An adviser firm should pay a successful claim made against it out of its own coffers, the FSA today proposes.
The suggestion forms part of the regulator’s latest discussion paper considering the issue of mis-selling and capital adequacy levels across the personal investment market.
According to the FSA, the key benefit of firms mitigating the impact of mis-selling themselves would be consumers would be more likely to be compensated in full.
This is, it says, because the £48,000 cap on the level of compensation the FSCS can pay can sometimes leave claims only partially fulfilled.
In addition, the regulator says the detriment to FSCS levy payers – that is all FSA-regulated adviser firms – would be reduced as only the “polluter” would pay.
Finally the FSA says the consumer would likely be paid quicker rather than going through the process of applying for compensation through the FSCS.
The regulator says current capital adequacy requirements are too low and suggests a risk based approach to setting capital adequacy may be more suitable.
It also suggests a move away from a flat rate because current requirements may be either too high or too low depending on the firm’s risk profile.

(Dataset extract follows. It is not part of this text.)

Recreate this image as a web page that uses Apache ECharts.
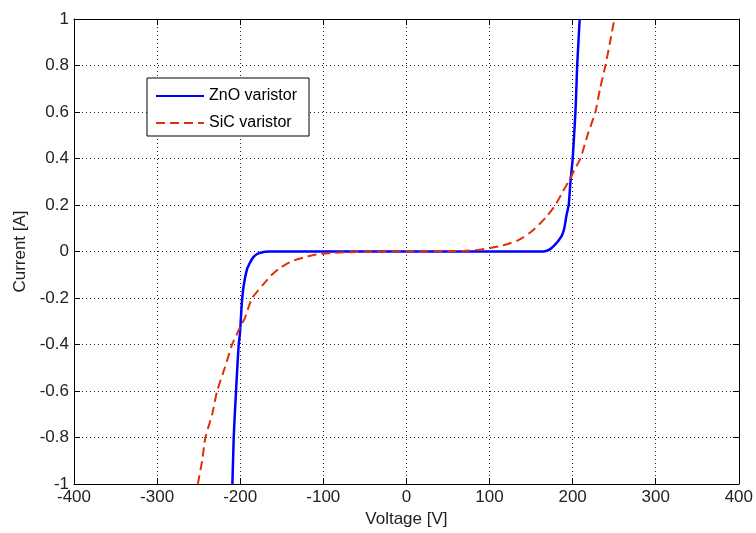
<!DOCTYPE html>
<html>
<head>
<meta charset="utf-8">
<script src="https://cdn.jsdelivr.net/npm/echarts@6/dist/echarts.min.js"></script>
<style>html,body{margin:0;padding:0;background:#fff;}#c{width:756px;height:533px;}</style>
</head>
<body>
<div id="c"></div>
<script>
// Data (Voltage [V], Current [A])
const znoV = [-209.4, -208.6, -207.8, -206.5, -205, -203.5, -201.8, -200.5, -199.2, -198, -195.8, -191.7, -188.5, -185.7, -183, -180, -177, -174, -170, -165, 0, 165, 169, 172, 175, 178, 181, 184, 187, 190, 192.5, 195.3, 197.3, 198.8, 200.1, 201.8, 203.4, 204.5, 205.5, 207, 208.5];
const znoI = [-1, -0.9, -0.8, -0.7, -0.6, -0.5, -0.4, -0.36, -0.29, -0.22, -0.146, -0.075, -0.05, -0.032, -0.02, -0.012, -0.007, -0.004, -0.0015, 0, 0, 0, 0.003, 0.008, 0.016, 0.026, 0.038, 0.052, 0.068, 0.1, 0.153, 0.2, 0.296, 0.35, 0.4, 0.5, 0.6, 0.7, 0.8, 0.9, 1];
const sicV = [-251, -245.8, -241.9, -233.7, -227.8, -218.5, -209.8, -204.6, -199.5, -194.6, -190, -185.7, -179, -171.7, -162, -153.7, -145, -135.6, -123, -111.5, -100, -88, -70, -50, 0, 50, 70, 88, 101, 111, 120, 133, 141, 149, 155, 162, 169.3, 179.3, 187, 195, 202, 209.4, 217.9, 227.4, 233, 239.5, 245, 250.3];
const sicI = [-1, -0.9, -0.8, -0.7, -0.6, -0.5, -0.4, -0.36, -0.32, -0.289, -0.24, -0.2, -0.17, -0.139, -0.1, -0.075, -0.055, -0.039, -0.025, -0.015, -0.01, -0.006, -0.003, -0.001, 0, 0.001, 0.003, 0.008, 0.015, 0.022, 0.03, 0.046, 0.062, 0.082, 0.1, 0.125, 0.153, 0.2, 0.25, 0.3, 0.35, 0.4, 0.5, 0.6, 0.7, 0.8, 0.9, 1];
const xTicks = [-400, -300, -200, -100, 0, 100, 200, 300, 400];
const yTicks = [-1, -0.8, -0.6, -0.4, -0.2, 0, 0.2, 0.4, 0.6, 0.8, 1];
const seriesNames = ['ZnO varistor', 'SiC varistor'];

const pairs = (xs, ys) => xs.map((x, i) => [x, ys[i]]);
const font = 'Liberation Sans, Arial, sans-serif';
const chart = echarts.init(document.getElementById('c'), null, {renderer: 'canvas'});
const gridLine = {show: true, lineStyle: {color: '#222', type: [1, 3], width: 1}};
const axisCommon = {
  axisLine: {show: true, onZero: false, lineStyle: {color: '#000', width: 1}},
  axisTick: {show: true, inside: true, length: 6, lineStyle: {color: '#000'}},
};
chart.setOption({
  animation: false,
  backgroundColor: '#fff',
  grid: {left: 74, right: 17, top: 19, bottom: 47, containLabel: false},
  legend: {
    orient: 'vertical', left: 147, top: 78,
    data: seriesNames,
    itemWidth: 48, itemHeight: 14, itemGap: 11,
    padding: [10, 12, 5, 8],
    itemStyle: {opacity: 0},
    borderColor: '#000', borderWidth: 1, backgroundColor: '#fff',
    textStyle: {fontFamily: font, fontSize: 16, color: '#000'}
  },
  xAxis: [{
    type: 'value', min: xTicks[0], max: xTicks[xTicks.length - 1], interval: 100,
    name: 'Voltage [V]', nameLocation: 'middle', nameGap: 27,
    nameTextStyle: {fontFamily: font, fontSize: 17, color: '#222'},
    axisLabel: {fontFamily: font, fontSize: 17, color: '#222', margin: 5},
    splitLine: gridLine, ...axisCommon
  }, {
    type: 'value', position: 'top', min: xTicks[0], max: xTicks[xTicks.length - 1], interval: 100,
    axisLabel: {show: false}, splitLine: {show: false}, ...axisCommon
  }],
  yAxis: [{
    type: 'value', min: yTicks[0], max: yTicks[yTicks.length - 1], interval: 0.2,
    name: 'Current [A]', nameLocation: 'middle', nameGap: 43, nameRotate: 90,
    nameTextStyle: {fontFamily: font, fontSize: 17, color: '#222'},
    axisLabel: {fontFamily: font, fontSize: 17, color: '#222', margin: 5,
      formatter: v => String(Math.round(v * 10) / 10)},
    splitLine: gridLine, ...axisCommon
  }, {
    type: 'value', position: 'right', min: yTicks[0], max: yTicks[yTicks.length - 1], interval: 0.2,
    axisLabel: {show: false}, splitLine: {show: false}, ...axisCommon
  }],
  series: [{
    name: seriesNames[0], type: 'line', data: pairs(znoV, znoI),
    symbol: 'none', smooth: 0.2, clip: true,
    lineStyle: {color: '#0000FF', width: 2.5}, itemStyle: {color: '#0000FF'}
  }, {
    name: seriesNames[1], type: 'line', data: pairs(sicV, sicI),
    symbol: 'none', smooth: 0.2, clip: true,
    lineStyle: {color: '#E0300A', width: 2, type: [9, 5]}, itemStyle: {color: '#E0300A'}
  }]
});
</script>
</body>
</html>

The paper also asks product providers to take some responsibility for claims that arise from policies sold years in the past.
The FSA says increasing capital adequacy could have the effect of “incentivising firms to move to business models that involve less risk of poor outcomes for consumers”.
It continues: “current incentives in the advice market where most advisers are remunerated by commission payments from providers may mean that advisers act in their own interests rather than customers.”
Alex Roy, the ABI’s assistant director, distribution reform, says: “The whole financial services sector will benefit if the capital base of intermediary firms is overhauled and simplified.
“Not only will consumers be better protected, but firms will also be more able to invest in new technology and improve standards of customer service.
“This will have a positive impact on consumer confidence in financial services generally.
“The ABI supports today’s moves by the FSA to conduct more robust assessments of intermediaries’ capital requirements and to require firms to meet a minimum standard.”